How to switch to UTC

UTC (Universal Time Coordinated) is basically the same thing as GMT (Greenwich Mean Time). It is the zero-offset time zone.

As the world gets global, it gets confusing to use all the different timezones. It would be good to have a uniform system to name the time — and UTC is the best candidate.

UTC is already used by airplane pilots when they communicate time — because the planes travel often between timezones, and you don’t want some pilot or control tower to get confused in the time-zone names and time translation.

The local time system that is in use now has the advantage that the time (in the local time zone) corresponds to some degree to the sun position on the sky. In general you expect that 8:00am is in the morning (sunrise), and at 1:00am you expect that it’s dark.
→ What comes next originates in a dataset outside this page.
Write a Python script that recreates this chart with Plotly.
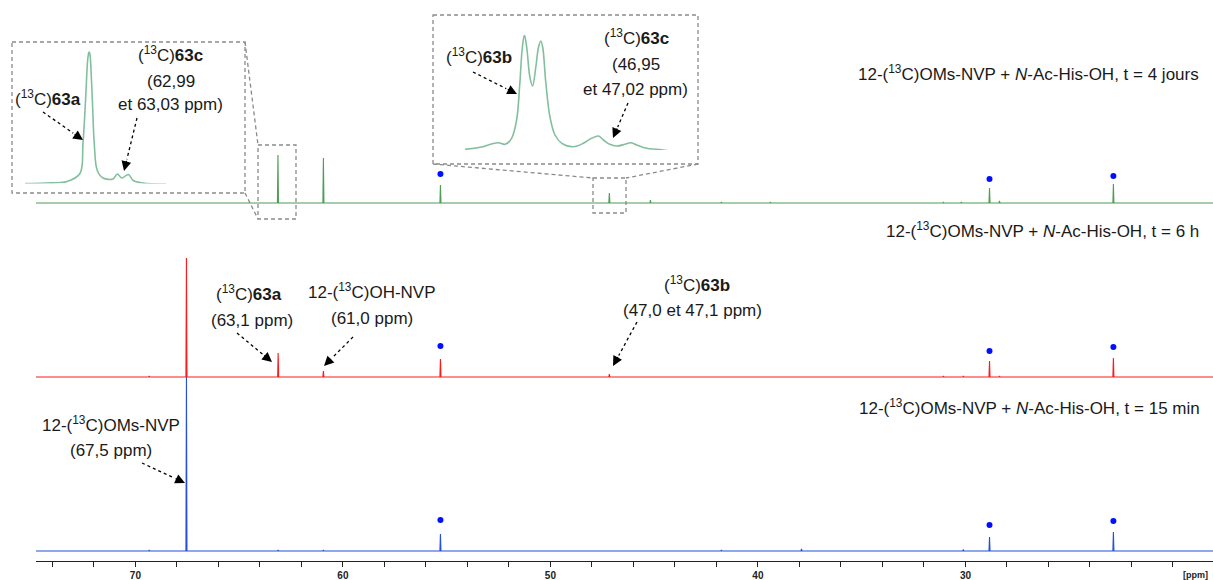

The drawbacks of the local time system become appearent when people travel or communicate between timezones: a traveller has to adjust his watch when travelling, and continously make mental transformations to compute the time in the other time zone. Whatsmore, were there a single (unique) timezone, we could drop the timezone concept altogether, and only talk about time (or Earth time, when need comes).

Also the communication between people is now global — instant messenger, VOIP calls, skype etc. More and more people talk between timezones. It’s easy to see the babel scenario when co-workers use different time-zones each to name the time. For example:

A: What about having the meeting at 9:00 PDT?
B: Sorry, I have to leave at 18:00 CEST.
C: 18:00 EEDT works fine for me.
A: Ok, what about 8:00 PDT then?

Here is the plan for the global switch to UTC:

  1. Eliminate Daylight Saving Time (Summer Time) in all time-zones (have a single time throughout the year in each timezone).
  2. Merge close-by zones: Eastern Europe (EET, e.g. Romania) and Central Europe (CET, e.g. Germany) would adopt U.K. time (UTC); The United States would merge into a unique time zone (e.g. PST or EST). This should reduce the global number of time-zones to about half a dozen.
  3. Start communicating the time both in the local timezone and in UTC (in order for the population to get used to UTC).
  4. Abandon the remaining timezones, everybody adopts UTC only.

Of course, an ambitious endeavor, to unify the timezones. To put it in perspective, is it more difficult than the human flight to Mars? Or is it easier than the power-plug unification?

On the plus side, I think it would be enough for some major countries to adopt UTC (China, India, US, European Union, Russia, Japan) and the others will follow.